- Justin Briggs
- Morgan Stanley’s chief US equity strategist says it will be far harder to predict the market’s moves in 2019 than last year.
- He correctly called the stock market’s direction last year amid an injection of volatility. He likened that feat to the iconic 1993 commercial featuring the basketball players Michael Jordan and Larry Bird, attempting to sink the ball in a series of difficult shots.
- He said in a note out Monday that he expects the market to enter into a challenging time, and would recommend investors consider “lightening up” if stocks rally.
“Off the expressway, over the river, off the billboard, through the window, off the wall, nothing but net.”
That’s how Michael Jordan concluded the iconic 1993 McDonald’s commercial, “The Showdown,” alongside fellow basketball legend Larry Bird, competing for a Big Mac and Fresh fries.
The basketball’s wild, roundabout journey to reach the hoop in that commercial was just how Morgan Stanley’s top US market-watcher, Michael Wilson, described getting the stock market right in the last year.
After all, a confluence of factors like US-China trade uncertainty, global economic slowdown fears, and concerns around the Federal Reserve’s interest-rate hiking path have altogether injected volatility into markets around the world for months.
“Calling the market’s direction this past year reminds us of one of the greatest commercials of all time – 1993’s The Showdown – where Michael Jordan and Larry Bird compete to make a series of successively harder shots through a basketball hoop,” Wilson, the firm’s chief US equity strategist and chief investment officer, told clients in a report on Monday. “Their final shot attempt is ‘off the expressway, over the river, off the billboard, through the window, off the wall, nothing but net.
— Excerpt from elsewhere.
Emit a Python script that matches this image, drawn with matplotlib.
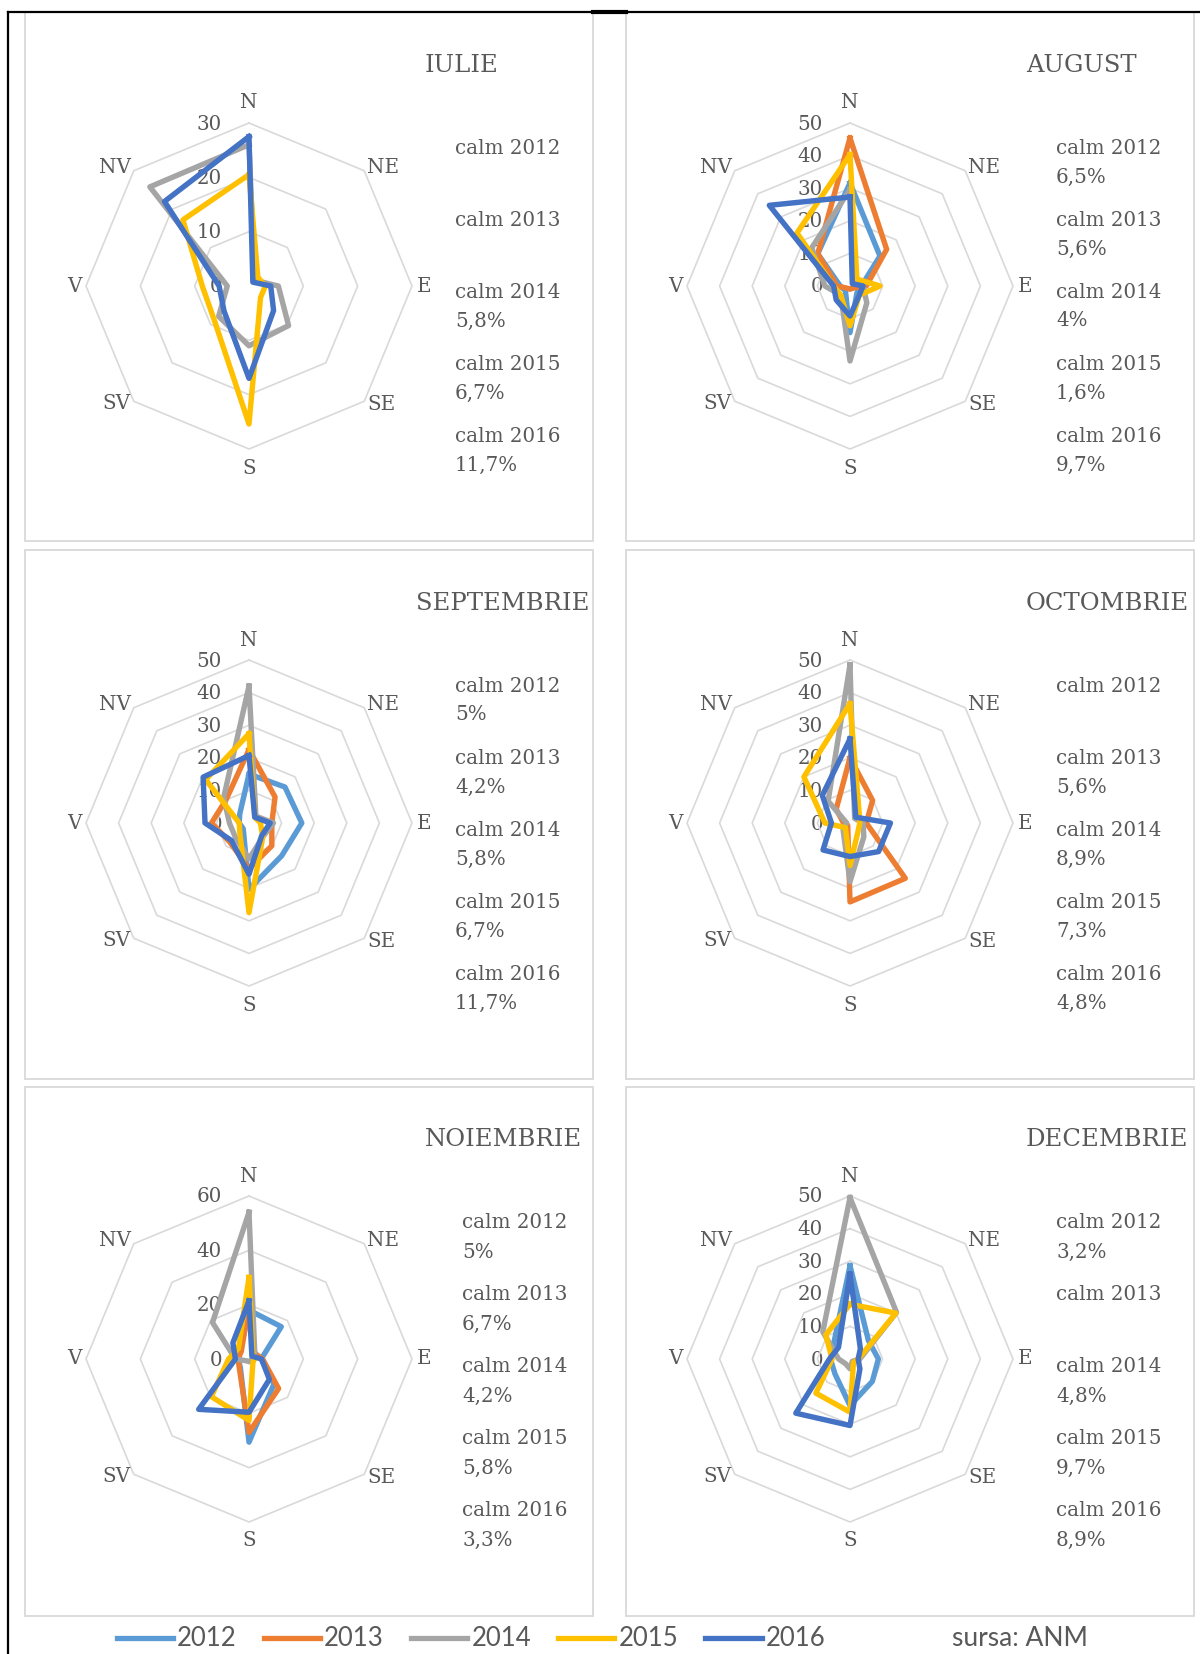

“After making a series of accurate calls in 2018, we realize it’s only going to get harder in 2019. As such, we aren’t calling ‘swish’ at this point and we’ll be happy if we can hit the rim.”
Wilson believes the market is entering into a period of time marked by “negative news flow on earnings and the economy,” and would recommend investors consider “lightening up” on positions around 2,600 to 2,650 on the S&P 500. That’s up 0.7% and 2.6% from current levels.
Corporate earnings season in the US kicked off Monday with Citigroup releasing its fourth-quarter results before the bell. While the bank fell short of analysts’ revenue expectations and posted a 21% decline from fixed-income, currencies, and commodities trading, the bank beat in earnings. The results ushered in what is likely to be a volatile earnings season, with Wall Street expecting earnings growth to slow.
And while Wilson and his team correctly forecast the US stock market’s direction last year, the firm started 2018 off with a 2,750 base-case year-end S&P 500 target; the benchmark index closed at 2,506.85, down 6% for the year.
Morgan Stanley’s base case remains the same for the end of this year, implying a rise of 6.5% from current levels. In the meantime, Wilson recommends buying stocks “anytime we get near our bear case of 2,400.”
He added: “So, if we actually suffer the re-test we are expecting, we would be buyers of that almost regardless of what is going on, assuming it happens on less momentum and better breadth.”